Name: Nancy Solakian

Age: 19

Home country: Syria

On Nancy's first day at school in Montreal this fall, something happened that may be symbolic. The teenaged refugee was separated from the only other Armenian girl in the class because the teacher didn't want anyone in the class to speak languages other than French.

Until very recently, Nancy had lived her whole life in the close embrace of Christian Armenian communities, first in her native Syria and then in Canada, where she and her parents and two siblings arrived as refugees in January. The street on which they live, in Montreal's diverse Cartierville district, is an epicentre for the city's recent Armenian arrivals. An Armenian church and community centre are just down the road, as is the Armenian school where, last winter, Nancy did all-day French-immersion studies in a classe d'accueil.
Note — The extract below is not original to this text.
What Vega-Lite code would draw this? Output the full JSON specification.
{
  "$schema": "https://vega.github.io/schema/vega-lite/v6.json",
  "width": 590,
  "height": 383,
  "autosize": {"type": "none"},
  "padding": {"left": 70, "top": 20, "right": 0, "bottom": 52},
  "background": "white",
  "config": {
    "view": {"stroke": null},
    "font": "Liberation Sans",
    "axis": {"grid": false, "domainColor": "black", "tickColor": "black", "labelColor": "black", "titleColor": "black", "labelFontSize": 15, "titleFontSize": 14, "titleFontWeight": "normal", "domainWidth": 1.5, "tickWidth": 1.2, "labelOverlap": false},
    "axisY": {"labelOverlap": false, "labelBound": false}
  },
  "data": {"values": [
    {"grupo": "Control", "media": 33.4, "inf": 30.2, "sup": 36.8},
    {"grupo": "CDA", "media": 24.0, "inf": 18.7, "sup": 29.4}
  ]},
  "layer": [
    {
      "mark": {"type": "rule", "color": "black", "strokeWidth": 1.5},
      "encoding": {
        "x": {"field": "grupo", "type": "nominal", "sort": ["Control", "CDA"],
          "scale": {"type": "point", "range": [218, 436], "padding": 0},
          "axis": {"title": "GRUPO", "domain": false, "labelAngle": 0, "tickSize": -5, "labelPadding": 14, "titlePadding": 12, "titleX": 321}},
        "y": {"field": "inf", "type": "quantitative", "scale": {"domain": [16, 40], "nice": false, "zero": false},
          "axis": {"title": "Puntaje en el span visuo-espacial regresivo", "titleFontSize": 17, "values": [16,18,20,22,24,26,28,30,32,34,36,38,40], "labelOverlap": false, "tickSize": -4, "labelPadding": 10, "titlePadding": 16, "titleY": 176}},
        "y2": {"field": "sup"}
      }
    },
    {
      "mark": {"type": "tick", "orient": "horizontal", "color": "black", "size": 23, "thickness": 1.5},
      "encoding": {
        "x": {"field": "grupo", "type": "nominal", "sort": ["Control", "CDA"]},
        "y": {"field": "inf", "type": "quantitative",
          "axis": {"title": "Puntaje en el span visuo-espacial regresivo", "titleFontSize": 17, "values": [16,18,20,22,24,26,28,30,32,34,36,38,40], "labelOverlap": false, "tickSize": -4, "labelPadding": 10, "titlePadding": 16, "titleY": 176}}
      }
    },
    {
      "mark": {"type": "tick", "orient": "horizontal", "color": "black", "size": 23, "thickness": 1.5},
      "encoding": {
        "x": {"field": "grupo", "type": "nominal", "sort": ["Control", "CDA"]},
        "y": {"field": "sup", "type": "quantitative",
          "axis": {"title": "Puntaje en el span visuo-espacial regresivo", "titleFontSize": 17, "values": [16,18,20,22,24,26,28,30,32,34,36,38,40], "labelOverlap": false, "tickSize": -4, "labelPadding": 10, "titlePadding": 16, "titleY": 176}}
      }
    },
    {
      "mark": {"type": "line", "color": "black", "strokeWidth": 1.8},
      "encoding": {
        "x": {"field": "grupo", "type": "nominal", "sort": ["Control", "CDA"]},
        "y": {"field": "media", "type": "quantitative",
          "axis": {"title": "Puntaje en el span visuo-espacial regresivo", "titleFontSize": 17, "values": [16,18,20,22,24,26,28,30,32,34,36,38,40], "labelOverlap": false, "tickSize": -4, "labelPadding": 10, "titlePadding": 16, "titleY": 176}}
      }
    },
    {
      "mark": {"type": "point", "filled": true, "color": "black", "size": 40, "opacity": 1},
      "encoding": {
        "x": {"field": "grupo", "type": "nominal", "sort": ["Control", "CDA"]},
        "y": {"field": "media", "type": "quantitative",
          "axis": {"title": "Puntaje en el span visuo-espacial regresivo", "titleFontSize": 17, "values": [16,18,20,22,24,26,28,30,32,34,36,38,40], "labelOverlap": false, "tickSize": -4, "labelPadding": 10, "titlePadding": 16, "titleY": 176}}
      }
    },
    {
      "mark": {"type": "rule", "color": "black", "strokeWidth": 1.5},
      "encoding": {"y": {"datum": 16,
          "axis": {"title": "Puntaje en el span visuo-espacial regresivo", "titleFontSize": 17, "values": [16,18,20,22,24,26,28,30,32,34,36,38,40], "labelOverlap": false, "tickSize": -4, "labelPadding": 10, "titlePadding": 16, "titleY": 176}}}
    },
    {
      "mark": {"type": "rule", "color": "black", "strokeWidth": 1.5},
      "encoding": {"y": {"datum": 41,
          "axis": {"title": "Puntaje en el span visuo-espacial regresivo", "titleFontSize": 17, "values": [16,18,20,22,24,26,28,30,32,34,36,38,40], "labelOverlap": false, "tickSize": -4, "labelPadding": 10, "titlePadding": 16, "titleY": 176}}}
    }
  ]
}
Coming to Quebec meant that Nancy and her family had to begin negotiating the strange balance of life in a society that is multicultural, yet determined to make newcomers functional in French. In Syria, Nancy spoke mostly Armenian and used the official language – Arabic – only when necessary.
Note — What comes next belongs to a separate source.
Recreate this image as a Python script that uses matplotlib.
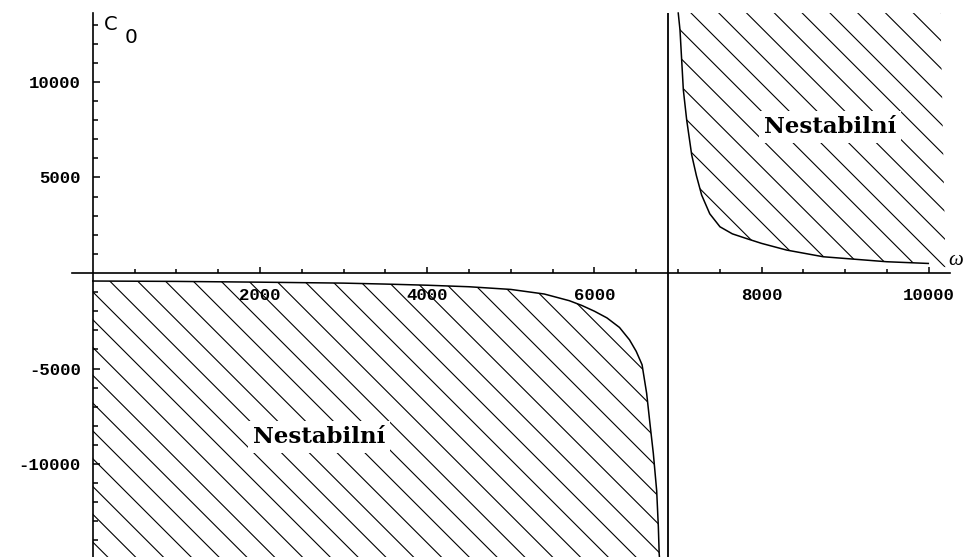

In Canada, however, things will be different, she says.

"Up till now, I've been completely involved in the Armenian community, but I want to meet other people, Canadians," she says, speaking through a translator in the family's small apartment. "I want to integrate." She is not talking about assimilation. The Armenian phrase she uses literally describes the action of tying things together with rope.
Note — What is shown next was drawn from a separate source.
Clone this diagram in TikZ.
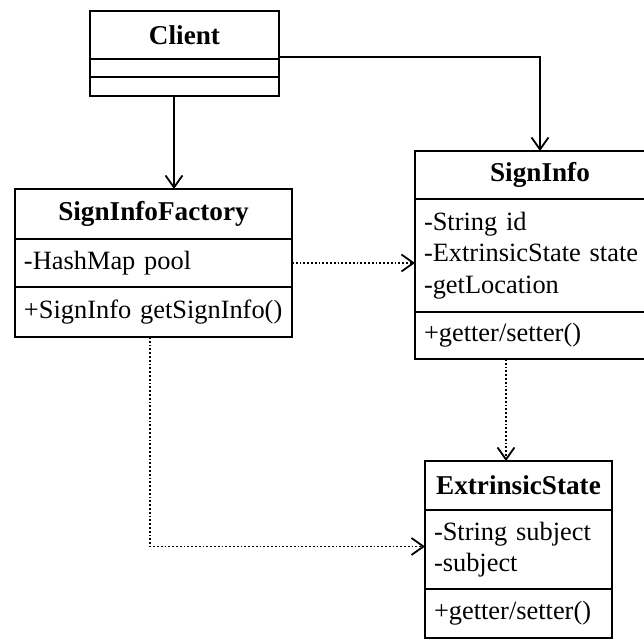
\documentclass[tikz,border=0pt]{standalone}
\usepackage{fontspec}
\setmainfont{Liberation Serif}
\usetikzlibrary{arrows.meta, positioning}

\begin{document}
\begin{tikzpicture}[
    x=0.5pt, y=-0.5pt,
    cls/.style={
      rectangle, draw, line width=1pt, inner xsep=4.5pt, inner ysep=0pt,
      outer sep=0pt, font=\fontsize{13.2}{15.8}\selectfont
    },
    head/.style={cls, minimum width=#1, minimum height=24pt, font=\fontsize{13.6}{15.8}\selectfont\bfseries},
    part/.style={cls, text width=#1, align=left},
    assoc/.style={-{Straight Barb[length=6pt, width=8.5pt]}, line width=0.9pt},
    dep/.style={-{Straight Barb[length=6pt, width=8.5pt]}, line width=0.9pt, densely dotted},
  ]
  \useasboundingbox (0,0) rectangle (644,640);
  \clip (0,0) rectangle (644,640);

  % Client
  \node[head=94.5pt] (client) at (184.5, 35) {Client};
  \node[part=85.5pt, minimum height=9pt, below=0pt of client] (clientAttr) {};
  \node[part=85.5pt, minimum height=9.5pt, below=0pt of clientAttr] (clientOps) {};

  % SignInfoFactory
  \node[head=138.5pt, minimum height=25pt] (factory) at (153.5, 214) {SignInfoFactory};
  \node[part=129.5pt, minimum height=24pt, below=0pt of factory] (factoryAttr) {-HashMap pool};
  \node[part=129.5pt, minimum height=25pt, below=0pt of factoryAttr] (factoryOps) {\mbox{+SignInfo getSignInfo()}};

  % SignInfo
  \node[head=125pt] (sign) at (540, 175) {SignInfo};
  \node[part=116pt, minimum height=56.5pt, below=0pt of sign] (signAttr) {-String id\\-ExtrinsicState state\\-getLocation};
  \node[part=116pt, minimum height=23.5pt, below=0pt of signAttr] (signOps) {+getter/setter()};

  % ExtrinsicState
  \node[head=93.5pt, minimum height=24.5pt] (extr) at (518.5, 485.5) {ExtrinsicState};
  \node[part=84.5pt, minimum height=39.5pt, below=0pt of extr] (extrAttr) {-String subject\\-subject};
  \node[part=84.5pt, minimum height=24.5pt, below=0pt of extrAttr] (extrOps) {+getter/setter()};

  % Associations
  \draw[assoc] ([xshift=-5.25pt]clientOps.south) -- ([xshift=-5.25pt]clientOps.south |- factory.north);
  \draw[assoc] ([yshift=1pt]client.south east) -| (sign.north);

  % Dependencies
  \draw[dep] (factoryAttr.east) -- (factoryAttr.east -| signAttr.west);
  \draw[dep] ([xshift=-1.75pt]factoryOps.south) |- ([yshift=1.5pt]extrAttr.west);
  \draw[dep] ([xshift=-17pt]signOps.south) -- ([xshift=-17pt]signOps.south |- extr.north);

\end{tikzpicture}
\end{document}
She says her parents are very traditional, culturally and in terms of religious observance. Both are descended from survivors of the Armenian genocide of 1915 who, through four generations in Syria, kept a tight grip on the mores and culture of their people, in part by staying within the community. They lived in Aleppo, which, before the civil war, had an Armenian population of around 100,000, three times the number living in Cartierville and in suburban Laval.

Nancy had no trouble connecting with other people when she arrived in Montreal, but these contacts mostly came through her membership in three Armenian choirs and a traditional dance group. All of her excursions into the Canada that lies beyond Cartierville have happened in the company of her family or with an Armenian cultural organization.

"I prefer it that way. I feel more comfortable," she says.

However, beginning classes in the fall, in a more remote school with non-Armenians, meant travelling alone on the transit system for the first time and then studying in a room full of non-francophone students of many origins.

She was told not to sit with the one person who could sustain, in the class, the community network upon which she has relied since birth. And yet, she says, the experience was smooth and non-alienating.

"I didn't feel like a stranger, even on the first day," she says. "After three days, it was like we had known each other for years."

Her group-oriented socializing, and her family's traditional outlook, have meant that dating has not been a big part of her life. "I have dated, a few times," Nancy says. "My family was fine with it because they knew the boy."

She already has two important criteria for her future husband. "He will have to be a Christian and probably also an Armenian – that's important too," she says. "I made that decision. My parents didn't tell me I must, but I'm sure they also want that for me."

Her family will remain central to everything, she says. Her parents are still relatively young. Her father, who ran his own auto-parts business in Aleppo, now works in a chair factory owned by another Armenian. Her mother is the family strategist, who is good at seeing various options for solving problems, Nancy says. But she already foresees the day when she will be taking care of both of her parents, preferably in a big house where three generations can live and visit.

In a sense, her mother Ani says, Nancy began taking care of the rest of the family as soon as they left Aleppo for temporary refuge in Beirut. That was where the real shock and hardship of exile hit them, she says, and where Nancy's calm and resolute character made a big difference.

"When things seemed too hard to go on, my daughter gave me hope," Ani says. "She was always trying to do something to make us happy. Sometimes I think it's because of her that I'm here."

It seems that the resilience of the Solakians is really grounded in the family circle, and supported by the many concentric rings of their Armenian community. The challenge for all of them is to hang on to what they have, while negotiating the more fluid geometries of Canadian society and social life.